“I Finally Took the Challenge,” Liahona, Sept. 2009, 46
“How are you coming on reading the Book of Mormon?” the bishop asked our family during tithing settlement in 2005.
We had just finished talking about my many responsibilities at church and at home with two toddler boys. I stammered something about how hard it was to read a whole chapter every day, but in my heart I knew I was making excuses. The simple fact was that though I had done many good things the past few months, I had not attempted to read the Book of Mormon from cover to cover as President Gordon B. Hinckley had challenged.1
As the new year began, the Spirit pricked my soul. I felt like the leper Naaman, who at first refused to undertake the simple task of washing himself in the waters of Jordan, as requested by the prophet Elisha (see 2 Kings 5:1–14). Reading the Book of Mormon is also a simple task.
The next fast Sunday, several brothers and sisters bore testimony of how the prophet’s promises were realized in their lives. I knew I had missed out on those blessings because I had not listened to his voice. I resolved to read the Book of Mormon from cover to cover in 2006—and the next year and the next year—so that, like President Hinckley, I could gain a love for it.
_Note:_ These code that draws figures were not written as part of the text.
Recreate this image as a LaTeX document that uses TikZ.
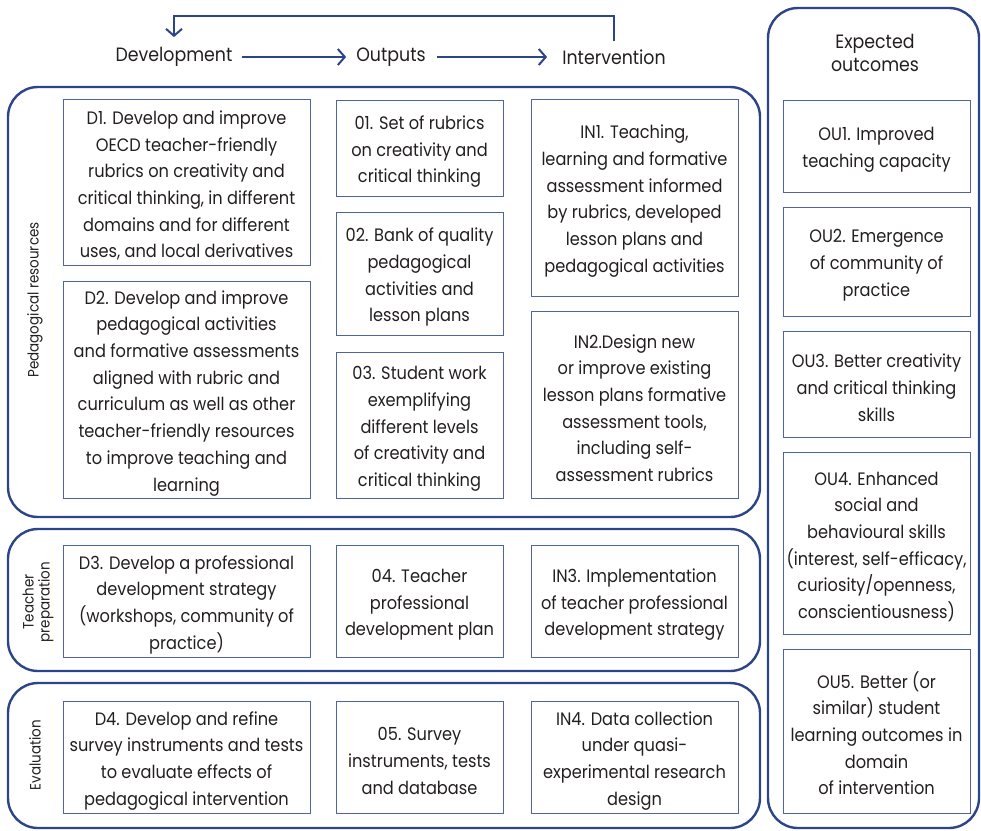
\documentclass[tikz,border=0pt]{standalone}
\usepackage{fontspec}
\setmainfont{Poppins}[FakeStretch=0.9]
\usetikzlibrary{arrows.meta}
\definecolor{dblue}{HTML}{2C4488}
\definecolor{lblue}{HTML}{4F64A0}
\definecolor{txt}{HTML}{231F20}
\newcommand\bodyfs{\fontsize{18}{26.7}\selectfont}
\newcommand\sidefs{\fontsize{15}{16}\selectfont}
\newcommand\headfs{\fontsize{19.3}{23}\selectfont}
\newcommand\tp{\rule{0pt}{21pt}}
\begin{document}
\begin{tikzpicture}[x=1pt,y=-1pt,
  outer/.style={draw=dblue, line width=2.4pt, rounded corners=30pt, inner sep=0pt},
  ibox/.style={draw=lblue, line width=1pt, align=center, inner sep=0pt, text=txt, font=\bodyfs},
  side/.style={rotate=90, align=center, text=txt, font=\sidefs, inner sep=0pt},
  head/.style={text=txt, font=\headfs, inner sep=0pt, align=center},
  arr/.style={draw=dblue, line width=2pt, -{Straight Barb[length=7pt,width=16pt]}}]
\useasboundingbox (0,0) rectangle (981,830);
% outer containers
\node[outer, minimum width=752pt, minimum height=430pt] (ped) at (384,302) {};
\node[outer, minimum width=752pt, minimum height=142pt] (tea) at (384,600) {};
\node[outer, minimum width=752pt, minimum height=145pt] (eva) at (384,755.5) {};
\node[outer, minimum width=211pt, minimum height=820pt] (exp) at (873.5,418) {};
% side labels
\node[side] (lped) at (35,300) {Pedagogical resources};
\node[side] (ltea) at (38,602) {Teacher\\preparation};
\node[side] (leva) at (35,755) {Evaluation};
% header
\node[head] (dev) at (174,57) {Development};
\node[head] (out) at (391,57) {Outputs};
\node[head] (int) at (614,57) {Intervention};
\node[head] (expt) at (875,53) {Expected\\outcomes};
\draw[arr, shorten <=9pt, shorten >=10pt] (dev) -- (out);
\draw[arr, shorten <=11pt, shorten >=15pt] (out) -- (int);
\coordinate (lt) at (174,16);
\draw[arr] ([yshift=8pt]int.north) |- (lt) -- ([yshift=10pt]dev.north);
% pedagogical resources
\node[ibox, minimum width=247pt, minimum height=166pt] (d1) at (186.5,182) {\tp D1. Develop and improve\\OECD teacher-friendly\\rubrics on creativity and\\critical thinking, in different\\domains and for different\\uses, and local derivatives};
\node[ibox, minimum width=247pt, minimum height=217pt] (d2) at (186.5,389.5) {\tp D2. Develop and improve\\pedagogical activities\\and formative assessments\\aligned with rubric and\\curriculum as well as other\\teacher-friendly resources\\to improve teaching and\\learning};
\node[ibox, minimum width=167pt, minimum height=96pt] (o1) at (419.5,148) {\tp 01. Set of rubrics\\on creativity and\\critical thinking};
\node[ibox, minimum width=167pt, minimum height=123pt] (o2) at (419.5,273.5) {\tp 02. Bank of quality\\pedagogical\\activities and\\lesson plans};
\node[ibox, minimum width=167pt, minimum height=146pt] (o3) at (419.5,425) {\tp 03. Student work\\exemplifying\\different levels\\of creativity and\\critical thinking};
\node[ibox, minimum width=207pt, minimum height=197pt] (in1) at (634.5,197.5) {\tp IN1. Teaching,\\learning and formative\\assessment informed\\by rubrics, developed\\lesson plans and\\pedagogical activities};
\node[ibox, minimum width=207pt, minimum height=187pt] (in2) at (634.5,404.5) {\tp IN2.Design new\\or improve existing\\lesson plans formative\\assessment tools,\\including self-\\assessment rubrics};
% teacher preparation
\node[ibox, minimum width=247pt, minimum height=112pt] (d3) at (186.5,601) {\tp D3. Develop a professional\\development strategy\\(workshops, community of\\practice)};
\node[ibox, minimum width=167pt, minimum height=112pt] (o4) at (419.5,601) {\tp 04. Teacher\\professional\\development plan};
\node[ibox, minimum width=207pt, minimum height=112pt] (in3) at (634.5,601) {\tp IN3. Implementation\\of teacher professional\\development strategy};
% evaluation
\node[ibox, minimum width=247pt, minimum height=112pt] (d4) at (186.5,757) {\tp D4. Develop and refine\\survey instruments and tests\\to evaluate effects of\\pedagogical intervention};
\node[ibox, minimum width=167pt, minimum height=112pt] (o5) at (419.5,757) {\tp 05. Survey\\instruments, tests\\and database};
\node[ibox, minimum width=207pt, minimum height=112pt] (in4) at (634.5,757) {\tp IN4. Data collection\\under quasi-\\experimental research\\design};
% outcomes
\node[ibox, minimum width=187pt, minimum height=92pt] (ou1) at (876.5,146) {\tp OU1. Improved\\teaching capacity};
\node[ibox, minimum width=187pt, minimum height=109pt] (ou2) at (876.5,261.5) {\tp OU2. Emergence\\of community of\\practice};
\node[ibox, minimum width=187pt, minimum height=106pt] (ou3) at (876.5,384) {\tp OU3. Better creativity\\and critical thinking\\skills};
\node[ibox, minimum width=187pt, minimum height=182pt] (ou4) at (876.5,543) {\tp OU4. Enhanced\\social and\\behavioural skills\\(interest, self-efficacy,\\curiosity/openness,\\conscientiousness)};
\node[ibox, minimum width=187pt, minimum height=164pt] (ou5) at (876.5,731) {\tp OU5. Better (or\\similar) student\\learning outcomes in\\domain\\of intervention};
\end{tikzpicture}
\end{document}
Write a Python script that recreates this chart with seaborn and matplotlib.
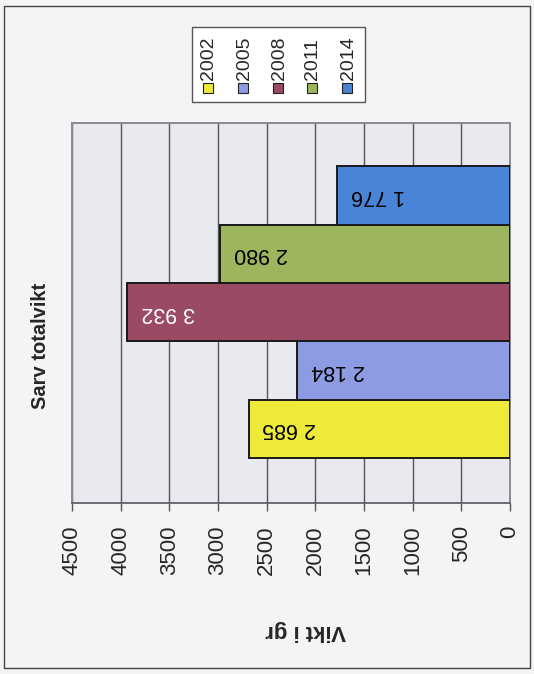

As the year drew to a close, I reflected on my goal, knowing that I would finish the book by the end of the year. I realized that I had gained insights that I could not have gained from any other source. I had grown closer to my Heavenly Father and my Savior. I had found more opportunities to share the gospel throughout the year because I had read the Book of Mormon and could testify of its truthfulness.
I wish I had taken President Hinckley’s challenge in 2005. Just like Naaman, who finally washed himself in the waters of Jordan, I could have enjoyed the blessings of the Book of Mormon much sooner than I did.
I am grateful that I have learned the importance of taking even simple challenges from the prophet. I look forward to a new year full of blessings from reading the Book of Mormon—again.